Pendaftaran untuk Seleksi Nasional Masuk Perguruan Tinggi Negeri (SNMPTN) tahun 2015 baru saja dibuka. Persiapan pun tengah dilakukan oleh Kemenristek DIKti serta Badan Standar Nasional Pendidikan (BSNP) untuk menyambut hajatan tahunan tersebut. Hasilnya, ada beberapa komponen yang dijadikan bahan penilaian dalam proses seleksi tahun ini, antara lain : hasil akreditasi sekolah, nilai Ujian Nasional siswa serta rekam jejak (track record) kakak kelasnya saat menempuh kuliah di PTN yang dituju. Dengan dipertimbangkannya berbagai komponen tersebut, diharapkan PTN pun dapat memperoleh mahasiswa yang benar-benar layak untuk duduk di bangku kuliah.

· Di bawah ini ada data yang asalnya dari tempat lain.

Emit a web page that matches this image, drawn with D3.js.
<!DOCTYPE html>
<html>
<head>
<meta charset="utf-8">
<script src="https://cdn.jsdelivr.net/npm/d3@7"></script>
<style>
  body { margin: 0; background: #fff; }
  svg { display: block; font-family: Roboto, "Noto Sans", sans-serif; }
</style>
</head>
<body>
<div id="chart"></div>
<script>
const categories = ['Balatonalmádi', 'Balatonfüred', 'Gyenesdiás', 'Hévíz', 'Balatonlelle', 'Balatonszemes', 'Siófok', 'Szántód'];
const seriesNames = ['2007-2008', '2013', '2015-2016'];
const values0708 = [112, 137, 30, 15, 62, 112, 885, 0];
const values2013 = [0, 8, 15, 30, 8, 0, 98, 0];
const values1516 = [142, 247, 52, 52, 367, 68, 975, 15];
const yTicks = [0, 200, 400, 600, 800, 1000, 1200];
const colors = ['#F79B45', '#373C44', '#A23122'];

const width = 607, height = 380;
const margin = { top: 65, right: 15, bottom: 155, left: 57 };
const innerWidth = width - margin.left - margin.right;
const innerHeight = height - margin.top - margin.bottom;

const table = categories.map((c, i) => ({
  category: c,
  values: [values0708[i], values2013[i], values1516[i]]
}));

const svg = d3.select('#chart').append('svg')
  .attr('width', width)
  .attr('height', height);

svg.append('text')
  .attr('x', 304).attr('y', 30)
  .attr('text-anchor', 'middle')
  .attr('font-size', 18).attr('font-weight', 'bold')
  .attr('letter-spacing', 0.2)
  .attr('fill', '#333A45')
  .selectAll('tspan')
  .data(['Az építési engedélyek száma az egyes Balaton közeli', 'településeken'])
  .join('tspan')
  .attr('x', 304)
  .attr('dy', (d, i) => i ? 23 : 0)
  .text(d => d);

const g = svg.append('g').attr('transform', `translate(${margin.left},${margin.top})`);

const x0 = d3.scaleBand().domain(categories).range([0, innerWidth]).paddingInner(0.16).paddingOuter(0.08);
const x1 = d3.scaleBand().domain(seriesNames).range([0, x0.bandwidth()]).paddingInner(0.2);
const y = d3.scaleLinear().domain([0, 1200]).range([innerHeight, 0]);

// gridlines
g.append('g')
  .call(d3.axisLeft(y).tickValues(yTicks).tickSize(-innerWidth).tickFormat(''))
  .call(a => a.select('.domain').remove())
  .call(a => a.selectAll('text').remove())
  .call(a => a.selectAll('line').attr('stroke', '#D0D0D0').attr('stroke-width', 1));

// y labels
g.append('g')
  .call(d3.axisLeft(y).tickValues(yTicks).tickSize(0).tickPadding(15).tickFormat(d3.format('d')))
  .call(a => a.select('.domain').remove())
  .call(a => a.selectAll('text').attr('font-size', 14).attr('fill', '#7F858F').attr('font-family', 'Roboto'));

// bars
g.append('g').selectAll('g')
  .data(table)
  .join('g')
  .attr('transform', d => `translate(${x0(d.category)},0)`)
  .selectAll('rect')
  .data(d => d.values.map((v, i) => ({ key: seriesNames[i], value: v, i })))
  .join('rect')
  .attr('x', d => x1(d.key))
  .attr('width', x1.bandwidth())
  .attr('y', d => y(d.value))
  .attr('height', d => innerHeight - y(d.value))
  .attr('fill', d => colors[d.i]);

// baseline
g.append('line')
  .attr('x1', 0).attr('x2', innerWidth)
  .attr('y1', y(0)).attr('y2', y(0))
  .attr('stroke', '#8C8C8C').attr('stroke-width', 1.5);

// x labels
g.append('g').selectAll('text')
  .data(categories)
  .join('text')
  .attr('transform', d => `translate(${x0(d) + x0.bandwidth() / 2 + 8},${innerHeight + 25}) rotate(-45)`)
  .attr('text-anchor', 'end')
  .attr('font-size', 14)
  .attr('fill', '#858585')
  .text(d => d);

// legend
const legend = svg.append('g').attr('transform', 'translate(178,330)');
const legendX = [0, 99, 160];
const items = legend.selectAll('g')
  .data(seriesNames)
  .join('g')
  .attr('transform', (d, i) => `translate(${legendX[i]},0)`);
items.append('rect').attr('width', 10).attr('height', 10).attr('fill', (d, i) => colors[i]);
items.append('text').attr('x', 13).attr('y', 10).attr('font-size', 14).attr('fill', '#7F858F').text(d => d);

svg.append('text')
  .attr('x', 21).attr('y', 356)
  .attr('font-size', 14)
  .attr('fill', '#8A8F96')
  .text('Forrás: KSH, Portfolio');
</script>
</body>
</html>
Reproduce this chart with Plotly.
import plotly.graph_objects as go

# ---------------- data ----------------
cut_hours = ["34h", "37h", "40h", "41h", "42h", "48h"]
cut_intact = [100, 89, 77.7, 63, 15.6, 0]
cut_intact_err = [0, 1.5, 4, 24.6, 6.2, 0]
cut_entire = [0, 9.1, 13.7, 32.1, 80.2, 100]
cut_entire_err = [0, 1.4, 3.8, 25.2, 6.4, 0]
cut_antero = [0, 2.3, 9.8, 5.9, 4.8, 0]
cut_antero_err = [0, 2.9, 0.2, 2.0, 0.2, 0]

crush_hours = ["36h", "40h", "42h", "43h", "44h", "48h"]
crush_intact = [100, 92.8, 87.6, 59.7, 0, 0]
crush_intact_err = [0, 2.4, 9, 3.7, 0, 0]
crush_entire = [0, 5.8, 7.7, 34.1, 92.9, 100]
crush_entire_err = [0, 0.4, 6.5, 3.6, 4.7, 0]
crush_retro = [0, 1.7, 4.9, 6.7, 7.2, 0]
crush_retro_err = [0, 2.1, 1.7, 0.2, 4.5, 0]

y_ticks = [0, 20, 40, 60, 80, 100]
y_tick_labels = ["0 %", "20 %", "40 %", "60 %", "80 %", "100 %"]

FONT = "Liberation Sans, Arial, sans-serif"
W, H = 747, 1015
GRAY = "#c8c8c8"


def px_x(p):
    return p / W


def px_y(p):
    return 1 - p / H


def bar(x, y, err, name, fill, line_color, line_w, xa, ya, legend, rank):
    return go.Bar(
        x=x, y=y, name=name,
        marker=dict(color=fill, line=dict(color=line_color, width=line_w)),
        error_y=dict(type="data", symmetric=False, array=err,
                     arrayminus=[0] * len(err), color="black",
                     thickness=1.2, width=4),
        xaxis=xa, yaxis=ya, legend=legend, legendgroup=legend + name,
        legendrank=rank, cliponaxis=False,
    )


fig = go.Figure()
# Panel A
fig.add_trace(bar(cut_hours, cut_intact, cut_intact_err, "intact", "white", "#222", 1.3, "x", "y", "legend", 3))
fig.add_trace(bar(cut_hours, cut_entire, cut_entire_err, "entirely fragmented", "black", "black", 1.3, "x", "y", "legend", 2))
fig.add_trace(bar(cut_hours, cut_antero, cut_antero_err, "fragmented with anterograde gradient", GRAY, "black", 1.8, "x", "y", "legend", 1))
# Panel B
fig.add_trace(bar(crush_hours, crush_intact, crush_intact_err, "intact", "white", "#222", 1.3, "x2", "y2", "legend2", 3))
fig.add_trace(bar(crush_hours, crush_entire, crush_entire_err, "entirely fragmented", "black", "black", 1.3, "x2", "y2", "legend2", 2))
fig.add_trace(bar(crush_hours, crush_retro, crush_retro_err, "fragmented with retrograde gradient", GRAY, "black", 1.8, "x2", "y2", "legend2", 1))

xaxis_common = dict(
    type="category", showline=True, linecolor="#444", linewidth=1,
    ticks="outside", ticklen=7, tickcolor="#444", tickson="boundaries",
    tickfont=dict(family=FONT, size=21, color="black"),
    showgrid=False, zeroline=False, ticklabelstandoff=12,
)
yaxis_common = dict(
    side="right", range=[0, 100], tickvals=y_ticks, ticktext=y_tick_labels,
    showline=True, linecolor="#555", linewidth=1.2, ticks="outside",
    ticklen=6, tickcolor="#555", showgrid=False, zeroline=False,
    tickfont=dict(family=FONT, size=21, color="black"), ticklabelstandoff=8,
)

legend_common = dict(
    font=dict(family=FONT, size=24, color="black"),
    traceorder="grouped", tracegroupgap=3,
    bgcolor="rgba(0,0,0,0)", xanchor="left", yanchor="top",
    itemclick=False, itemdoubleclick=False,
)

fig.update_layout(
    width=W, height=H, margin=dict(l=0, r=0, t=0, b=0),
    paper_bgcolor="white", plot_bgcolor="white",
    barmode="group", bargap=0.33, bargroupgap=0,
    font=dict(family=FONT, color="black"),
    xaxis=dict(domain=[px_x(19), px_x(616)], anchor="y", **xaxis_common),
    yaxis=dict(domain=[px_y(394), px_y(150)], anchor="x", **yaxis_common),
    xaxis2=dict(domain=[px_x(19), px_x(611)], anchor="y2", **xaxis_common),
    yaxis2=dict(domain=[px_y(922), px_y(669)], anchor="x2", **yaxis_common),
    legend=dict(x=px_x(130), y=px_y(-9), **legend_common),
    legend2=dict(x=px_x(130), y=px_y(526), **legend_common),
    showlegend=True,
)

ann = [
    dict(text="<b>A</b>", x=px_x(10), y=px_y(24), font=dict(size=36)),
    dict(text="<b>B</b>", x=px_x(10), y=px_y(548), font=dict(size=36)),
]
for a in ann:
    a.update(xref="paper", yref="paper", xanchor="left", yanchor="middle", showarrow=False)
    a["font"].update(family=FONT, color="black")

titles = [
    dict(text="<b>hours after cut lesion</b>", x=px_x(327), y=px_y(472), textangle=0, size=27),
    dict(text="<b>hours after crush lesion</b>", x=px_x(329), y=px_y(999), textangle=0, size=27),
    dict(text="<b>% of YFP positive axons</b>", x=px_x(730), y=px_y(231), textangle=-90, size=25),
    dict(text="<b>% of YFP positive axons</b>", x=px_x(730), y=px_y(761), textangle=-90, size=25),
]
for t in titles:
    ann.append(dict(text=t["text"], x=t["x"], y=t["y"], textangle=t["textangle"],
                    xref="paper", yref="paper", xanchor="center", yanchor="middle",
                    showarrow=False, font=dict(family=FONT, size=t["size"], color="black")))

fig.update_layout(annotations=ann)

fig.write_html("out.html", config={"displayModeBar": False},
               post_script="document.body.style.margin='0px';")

Dalam pandangan penulis, dijadikannya rekam jejak alumni sekolah sebagai salah satu pertimbangan kelulusan merupakan kebijakan yang tepat. Hal ini dikarenakan nilai akademik siswa yang tertera pada raport tidak dapat dijadikan sebagai patokan untuk mengukur kemampuan akademik siswa yang sebenarnya. Banyaknya sekolah yang mengisi data tidak sesuai dengan raport menunjukkan bahwa nilai tersebut rawan terjadi kesalahan atau bahkan sengaja dimanipulasi. Sebagai catatan, tahun lalu saja sebanyak 72 sekolah yang mengisi data tidak sesuai dengan nilai raport sebenarnya, baik karena kesalahan saat pengisian maupun sengaja dimanipulasi. Akibatnya, sebanyak 10 sekolah tidak dapat diikut sertakan dalam SNMPTN undangan untuk tahun ini.

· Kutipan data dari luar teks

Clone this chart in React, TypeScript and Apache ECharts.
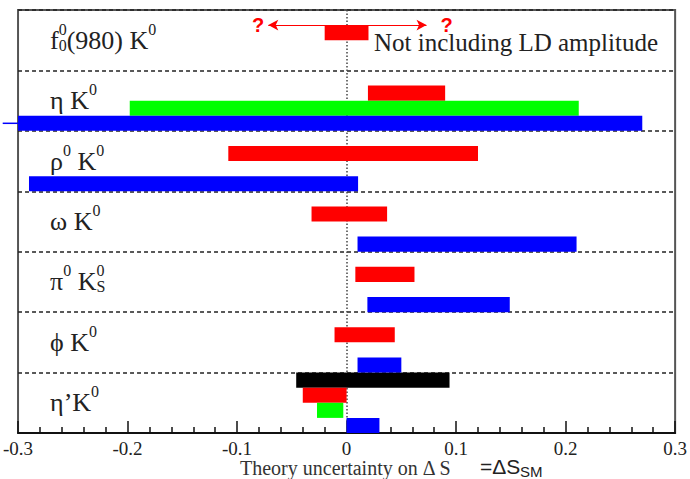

Adapun nilai UN yang dijadikan sebagai salah satu pertimbangan dalam SNMPTN tahun ini semakin membuat proses seleksi menjadi lebih tidak objektif. Selain validatasnya dalam mengukur kemampuan anak masih diragukan serta menuai pro dan kontra hingga hari ini, kejujuran dalam proses pelaksanaannya pun masih menjadi tanda tanya. Oleh karenanya menjadikan nilai UN sebagai salah satu pertimbangan dalam SNMPTN bukanlah kebijakan yang tepat.
Untuk mengetahui kualitas siswa sebuah sekolah yang mendaftar pada perguruan tinggi, kita bisa melihat rekam jejak alumninya selama kuliah di perguruan tinggi tersebut. Indeks Prestasi Kumulatif (IPK) selama tiga semester yang diperoleh oleh mahasiswa asal sekolah yang mendaftar setidaknya memberikan gambaran akan kualitas maupun integritas almamater mereka. Hal ini dikarenakan baik atau tidaknya prestasi akademik mereka selama duduk dibangku kuliah sejatinya mencerminkan kondisi sekolah yang sebenarnya. Oleh karenanya melihat output secara langsung di lapangan tentunya akan lebih objektif dibandingkan dengan hanya melihat angka-angka yang tertulis diatas kertas. Bukankah kompetensi jauh lebih baik daripada sertifikasi ?
Berdasarkan penjelasan tersebut sudah saatnya perguruan tinggi negeri mulai mempertimbangkan rekam jejak alumni sekolah-sekolah yang mengikuti SNMPTN sebagai salah satu bahan pertimbangan utama dalam menerima calon mahasiswa barunya. Dengan mengenal rekam jejak mereka setidaknya kita bisa mendapatkan gambaran awal tentang kualitas generasi berikutnya yang berasal dari sekolah mereka. Dengan begitu proses seleksi yang bertujuan untuk memilih siswa-siswa terbaik pun dapat dilaksanakan secara objektif.